* **Short exercise**
Will you output the lines between the ones holding "Convert this chart to D3.js code." and "const str20 = [46.9, 60.1, 71.6];", inclusive, exactly as they stand, and only those lines, with the pictures left out?

* **Record list**
_ _ _ _
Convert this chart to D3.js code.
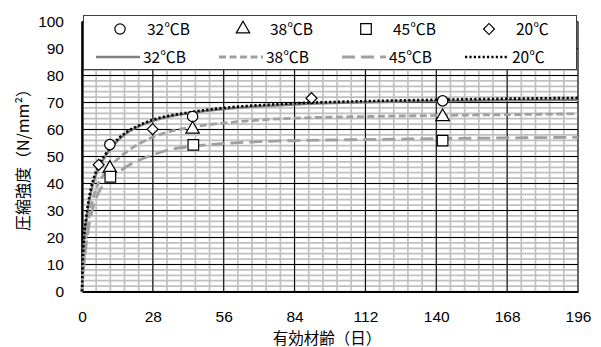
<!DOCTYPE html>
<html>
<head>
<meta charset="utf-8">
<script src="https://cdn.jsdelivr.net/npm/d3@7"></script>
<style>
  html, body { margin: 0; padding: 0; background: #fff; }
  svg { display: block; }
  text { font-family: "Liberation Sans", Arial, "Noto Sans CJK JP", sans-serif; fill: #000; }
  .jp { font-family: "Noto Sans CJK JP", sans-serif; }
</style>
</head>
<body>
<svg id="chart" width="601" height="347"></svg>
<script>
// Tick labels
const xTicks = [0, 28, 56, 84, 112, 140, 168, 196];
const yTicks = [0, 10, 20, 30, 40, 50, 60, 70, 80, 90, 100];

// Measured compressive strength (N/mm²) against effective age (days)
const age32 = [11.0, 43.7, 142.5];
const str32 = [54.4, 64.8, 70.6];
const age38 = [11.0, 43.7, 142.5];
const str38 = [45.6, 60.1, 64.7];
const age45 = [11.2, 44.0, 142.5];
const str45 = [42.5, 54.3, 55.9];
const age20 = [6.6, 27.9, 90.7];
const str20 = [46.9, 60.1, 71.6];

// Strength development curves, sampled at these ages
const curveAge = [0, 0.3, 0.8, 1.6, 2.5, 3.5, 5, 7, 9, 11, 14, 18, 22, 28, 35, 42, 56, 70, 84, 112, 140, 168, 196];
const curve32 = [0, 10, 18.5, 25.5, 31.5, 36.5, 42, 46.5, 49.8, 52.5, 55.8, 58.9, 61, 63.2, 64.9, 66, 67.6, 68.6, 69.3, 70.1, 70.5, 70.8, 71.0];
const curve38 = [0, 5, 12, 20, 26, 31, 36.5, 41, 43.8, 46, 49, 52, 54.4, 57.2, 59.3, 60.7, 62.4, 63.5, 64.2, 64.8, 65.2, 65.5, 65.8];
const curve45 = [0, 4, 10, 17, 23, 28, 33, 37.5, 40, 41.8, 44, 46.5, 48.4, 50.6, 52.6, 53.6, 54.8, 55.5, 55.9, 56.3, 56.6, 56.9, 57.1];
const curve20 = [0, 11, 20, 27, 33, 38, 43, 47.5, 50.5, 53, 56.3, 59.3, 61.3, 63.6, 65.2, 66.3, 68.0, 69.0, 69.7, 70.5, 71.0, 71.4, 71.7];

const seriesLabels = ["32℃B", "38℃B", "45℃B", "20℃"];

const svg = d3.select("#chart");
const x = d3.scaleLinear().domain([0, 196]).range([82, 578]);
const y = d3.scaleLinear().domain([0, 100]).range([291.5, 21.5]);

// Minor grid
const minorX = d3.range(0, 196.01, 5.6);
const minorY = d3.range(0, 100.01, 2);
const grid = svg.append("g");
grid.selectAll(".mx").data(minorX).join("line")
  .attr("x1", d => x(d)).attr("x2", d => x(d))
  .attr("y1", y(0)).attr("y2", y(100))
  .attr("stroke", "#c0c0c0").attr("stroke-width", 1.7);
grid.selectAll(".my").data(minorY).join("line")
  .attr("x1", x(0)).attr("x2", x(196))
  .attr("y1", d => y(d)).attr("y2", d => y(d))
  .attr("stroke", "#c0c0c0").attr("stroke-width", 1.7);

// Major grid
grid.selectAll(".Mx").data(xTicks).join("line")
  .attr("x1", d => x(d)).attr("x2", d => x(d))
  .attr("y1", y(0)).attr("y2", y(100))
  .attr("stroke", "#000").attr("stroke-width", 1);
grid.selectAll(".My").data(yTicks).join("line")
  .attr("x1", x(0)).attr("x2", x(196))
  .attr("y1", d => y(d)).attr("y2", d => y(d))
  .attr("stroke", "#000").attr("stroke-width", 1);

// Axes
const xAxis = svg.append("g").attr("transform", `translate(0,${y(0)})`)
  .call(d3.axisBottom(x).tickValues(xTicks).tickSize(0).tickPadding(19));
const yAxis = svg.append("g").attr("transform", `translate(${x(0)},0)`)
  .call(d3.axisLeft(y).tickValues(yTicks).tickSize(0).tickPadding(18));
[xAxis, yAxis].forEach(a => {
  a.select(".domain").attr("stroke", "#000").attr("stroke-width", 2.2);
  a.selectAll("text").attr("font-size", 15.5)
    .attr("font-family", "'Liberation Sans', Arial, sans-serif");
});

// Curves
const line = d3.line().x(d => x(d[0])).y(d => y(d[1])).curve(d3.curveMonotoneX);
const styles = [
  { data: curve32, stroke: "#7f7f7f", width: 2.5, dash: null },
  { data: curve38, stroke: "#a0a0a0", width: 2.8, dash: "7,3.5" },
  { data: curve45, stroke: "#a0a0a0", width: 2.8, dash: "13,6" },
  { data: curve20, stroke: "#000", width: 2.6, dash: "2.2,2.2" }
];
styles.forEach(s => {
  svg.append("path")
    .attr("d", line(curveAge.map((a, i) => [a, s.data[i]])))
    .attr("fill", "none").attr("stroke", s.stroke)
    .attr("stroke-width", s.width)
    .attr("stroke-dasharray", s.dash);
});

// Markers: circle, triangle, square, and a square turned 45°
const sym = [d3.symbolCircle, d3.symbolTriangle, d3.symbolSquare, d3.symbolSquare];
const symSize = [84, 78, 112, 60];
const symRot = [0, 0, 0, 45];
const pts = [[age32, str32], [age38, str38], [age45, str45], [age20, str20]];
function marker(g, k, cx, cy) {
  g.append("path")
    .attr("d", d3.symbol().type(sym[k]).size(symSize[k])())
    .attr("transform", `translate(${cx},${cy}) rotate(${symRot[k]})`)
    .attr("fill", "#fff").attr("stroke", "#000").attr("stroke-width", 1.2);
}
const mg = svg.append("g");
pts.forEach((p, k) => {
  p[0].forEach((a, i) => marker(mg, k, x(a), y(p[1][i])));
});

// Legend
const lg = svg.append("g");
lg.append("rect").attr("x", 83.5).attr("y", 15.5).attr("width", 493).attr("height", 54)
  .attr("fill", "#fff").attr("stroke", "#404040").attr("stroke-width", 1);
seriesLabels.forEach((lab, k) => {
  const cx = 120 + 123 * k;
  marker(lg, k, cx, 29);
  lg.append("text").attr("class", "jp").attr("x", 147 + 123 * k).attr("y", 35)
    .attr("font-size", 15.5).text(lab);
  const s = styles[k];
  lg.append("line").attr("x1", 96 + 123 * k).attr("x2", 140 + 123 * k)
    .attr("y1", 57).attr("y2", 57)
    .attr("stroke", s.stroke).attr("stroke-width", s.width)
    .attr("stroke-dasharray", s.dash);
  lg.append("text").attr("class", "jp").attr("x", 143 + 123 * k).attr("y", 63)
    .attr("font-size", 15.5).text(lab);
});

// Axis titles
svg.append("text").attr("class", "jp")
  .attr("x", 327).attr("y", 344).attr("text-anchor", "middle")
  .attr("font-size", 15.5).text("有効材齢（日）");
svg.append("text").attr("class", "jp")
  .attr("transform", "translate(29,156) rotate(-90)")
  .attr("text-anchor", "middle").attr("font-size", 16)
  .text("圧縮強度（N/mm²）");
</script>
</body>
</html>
_ _ _ _
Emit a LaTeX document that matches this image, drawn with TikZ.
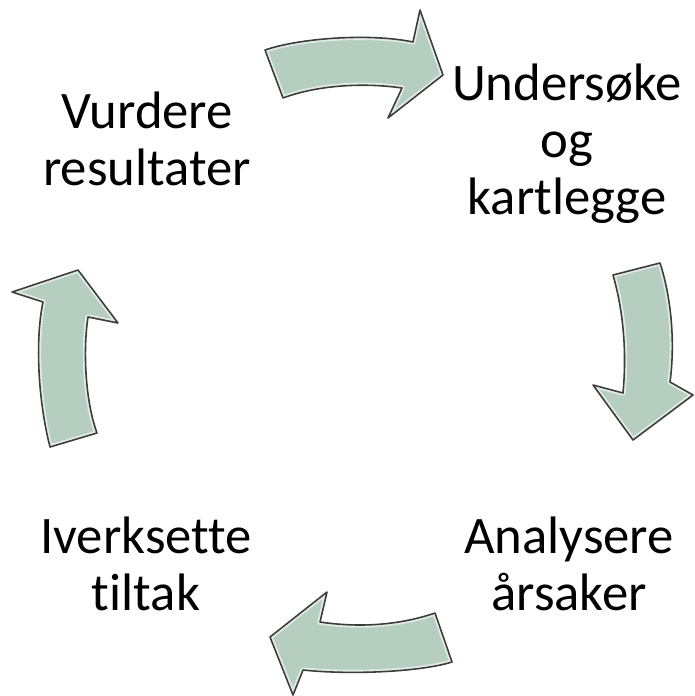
_ _ _ _
* **Task result**
Convert this chart to D3.js code.
<!DOCTYPE html>
<html>
<head>
<meta charset="utf-8">
<script src="https://cdn.jsdelivr.net/npm/d3@7"></script>
<style>
  html, body { margin: 0; padding: 0; background: #fff; }
  svg { display: block; }
  text { font-family: "Liberation Sans", Arial, "Noto Sans CJK JP", sans-serif; fill: #000; }
  .jp { font-family: "Noto Sans CJK JP", sans-serif; }
</style>
</head>
<body>
<svg id="chart" width="601" height="347"></svg>
<script>
// Tick labels
const xTicks = [0, 28, 56, 84, 112, 140, 168, 196];
const yTicks = [0, 10, 20, 30, 40, 50, 60, 70, 80, 90, 100];

// Measured compressive strength (N/mm²) against effective age (days)
const age32 = [11.0, 43.7, 142.5];
const str32 = [54.4, 64.8, 70.6];
const age38 = [11.0, 43.7, 142.5];
const str38 = [45.6, 60.1, 64.7];
const age45 = [11.2, 44.0, 142.5];
const str45 = [42.5, 54.3, 55.9];
const age20 = [6.6, 27.9, 90.7];
const str20 = [46.9, 60.1, 71.6];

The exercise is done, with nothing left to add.